■ **Given material**
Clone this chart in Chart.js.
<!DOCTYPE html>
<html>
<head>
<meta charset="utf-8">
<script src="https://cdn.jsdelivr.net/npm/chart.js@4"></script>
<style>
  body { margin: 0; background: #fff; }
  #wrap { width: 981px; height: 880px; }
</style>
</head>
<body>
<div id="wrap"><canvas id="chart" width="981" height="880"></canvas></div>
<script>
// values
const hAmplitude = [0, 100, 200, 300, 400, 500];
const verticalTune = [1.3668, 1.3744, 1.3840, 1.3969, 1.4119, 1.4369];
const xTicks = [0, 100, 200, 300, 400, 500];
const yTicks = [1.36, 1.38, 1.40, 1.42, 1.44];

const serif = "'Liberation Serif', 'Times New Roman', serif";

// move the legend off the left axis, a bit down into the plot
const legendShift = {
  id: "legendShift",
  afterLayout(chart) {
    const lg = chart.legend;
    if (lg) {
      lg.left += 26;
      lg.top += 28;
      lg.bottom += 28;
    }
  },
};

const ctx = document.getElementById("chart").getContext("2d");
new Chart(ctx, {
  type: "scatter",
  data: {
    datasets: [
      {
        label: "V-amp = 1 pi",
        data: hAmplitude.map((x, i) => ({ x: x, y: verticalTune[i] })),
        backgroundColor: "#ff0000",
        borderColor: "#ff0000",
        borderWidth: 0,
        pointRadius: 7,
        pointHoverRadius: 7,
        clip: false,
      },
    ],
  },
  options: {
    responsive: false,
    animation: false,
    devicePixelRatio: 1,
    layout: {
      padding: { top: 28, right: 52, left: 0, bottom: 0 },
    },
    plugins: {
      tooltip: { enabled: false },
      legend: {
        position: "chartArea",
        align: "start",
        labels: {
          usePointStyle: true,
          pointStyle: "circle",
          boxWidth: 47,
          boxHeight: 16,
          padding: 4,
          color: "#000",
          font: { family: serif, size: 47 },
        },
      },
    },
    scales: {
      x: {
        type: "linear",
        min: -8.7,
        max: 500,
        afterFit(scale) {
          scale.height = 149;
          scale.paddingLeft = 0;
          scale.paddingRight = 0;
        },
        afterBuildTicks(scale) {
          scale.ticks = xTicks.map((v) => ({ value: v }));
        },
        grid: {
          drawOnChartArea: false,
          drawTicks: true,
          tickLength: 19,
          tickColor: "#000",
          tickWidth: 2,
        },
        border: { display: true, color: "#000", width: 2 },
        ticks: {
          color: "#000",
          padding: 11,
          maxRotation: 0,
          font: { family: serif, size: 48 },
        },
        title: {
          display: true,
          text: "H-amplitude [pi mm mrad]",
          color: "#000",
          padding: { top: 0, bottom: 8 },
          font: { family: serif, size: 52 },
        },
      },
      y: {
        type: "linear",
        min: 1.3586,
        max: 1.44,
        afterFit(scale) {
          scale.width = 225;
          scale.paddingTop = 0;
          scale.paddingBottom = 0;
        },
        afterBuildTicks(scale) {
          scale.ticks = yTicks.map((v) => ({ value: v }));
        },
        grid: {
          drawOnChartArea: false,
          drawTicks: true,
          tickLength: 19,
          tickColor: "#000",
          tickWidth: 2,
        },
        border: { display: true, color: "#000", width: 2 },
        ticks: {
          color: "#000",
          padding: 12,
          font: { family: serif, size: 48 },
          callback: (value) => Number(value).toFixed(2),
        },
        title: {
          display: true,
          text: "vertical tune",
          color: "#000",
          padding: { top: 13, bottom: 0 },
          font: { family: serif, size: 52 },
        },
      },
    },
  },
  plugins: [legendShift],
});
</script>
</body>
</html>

■ **Work instructions**
Copy out the whole listing exactly.

■ **Correct answer**
Clone this chart in Chart.js.
<!DOCTYPE html>
<html>
<head>
<meta charset="utf-8">
<script src="https://cdn.jsdelivr.net/npm/chart.js@4"></script>
<style>
  body { margin: 0; background: #fff; }
  #wrap { width: 981px; height: 880px; }
</style>
</head>
<body>
<div id="wrap"><canvas id="chart" width="981" height="880"></canvas></div>
<script>
// values
const hAmplitude = [0, 100, 200, 300, 400, 500];
const verticalTune = [1.3668, 1.3744, 1.3840, 1.3969, 1.4119, 1.4369];
const xTicks = [0, 100, 200, 300, 400, 500];
const yTicks = [1.36, 1.38, 1.40, 1.42, 1.44];

const serif = "'Liberation Serif', 'Times New Roman', serif";

// move the legend off the left axis, a bit down into the plot
const legendShift = {
  id: "legendShift",
  afterLayout(chart) {
    const lg = chart.legend;
    if (lg) {
      lg.left += 26;
      lg.top += 28;
      lg.bottom += 28;
    }
  },
};

const ctx = document.getElementById("chart").getContext("2d");
new Chart(ctx, {
  type: "scatter",
  data: {
    datasets: [
      {
        label: "V-amp = 1 pi",
        data: hAmplitude.map((x, i) => ({ x: x, y: verticalTune[i] })),
        backgroundColor: "#ff0000",
        borderColor: "#ff0000",
        borderWidth: 0,
        pointRadius: 7,
        pointHoverRadius: 7,
        clip: false,
      },
    ],
  },
  options: {
    responsive: false,
    animation: false,
    devicePixelRatio: 1,
    layout: {
      padding: { top: 28, right: 52, left: 0, bottom: 0 },
    },
    plugins: {
      tooltip: { enabled: false },
      legend: {
        position: "chartArea",
        align: "start",
        labels: {
          usePointStyle: true,
          pointStyle: "circle",
          boxWidth: 47,
          boxHeight: 16,
          padding: 4,
          color: "#000",
          font: { family: serif, size: 47 },
        },
      },
    },
    scales: {
      x: {
        type: "linear",
        min: -8.7,
        max: 500,
        afterFit(scale) {
          scale.height = 149;
          scale.paddingLeft = 0;
          scale.paddingRight = 0;
        },
        afterBuildTicks(scale) {
          scale.ticks = xTicks.map((v) => ({ value: v }));
        },
        grid: {
          drawOnChartArea: false,
          drawTicks: true,
          tickLength: 19,
          tickColor: "#000",
          tickWidth: 2,
        },
        border: { display: true, color: "#000", width: 2 },
        ticks: {
          color: "#000",
          padding: 11,
          maxRotation: 0,
          font: { family: serif, size: 48 },
        },
        title: {
          display: true,
          text: "H-amplitude [pi mm mrad]",
          color: "#000",
          padding: { top: 0, bottom: 8 },
          font: { family: serif, size: 52 },
        },
      },
      y: {
        type: "linear",
        min: 1.3586,
        max: 1.44,
        afterFit(scale) {
          scale.width = 225;
          scale.paddingTop = 0;
          scale.paddingBottom = 0;
        },
        afterBuildTicks(scale) {
          scale.ticks = yTicks.map((v) => ({ value: v }));
        },
        grid: {
          drawOnChartArea: false,
          drawTicks: true,
          tickLength: 19,
          tickColor: "#000",
          tickWidth: 2,
        },
        border: { display: true, color: "#000", width: 2 },
        ticks: {
          color: "#000",
          padding: 12,
          font: { family: serif, size: 48 },
          callback: (value) => Number(value).toFixed(2),
        },
        title: {
          display: true,
          text: "vertical tune",
          color: "#000",
          padding: { top: 13, bottom: 0 },
          font: { family: serif, size: 52 },
        },
      },
    },
  },
  plugins: [legendShift],
});
</script>
</body>
</html>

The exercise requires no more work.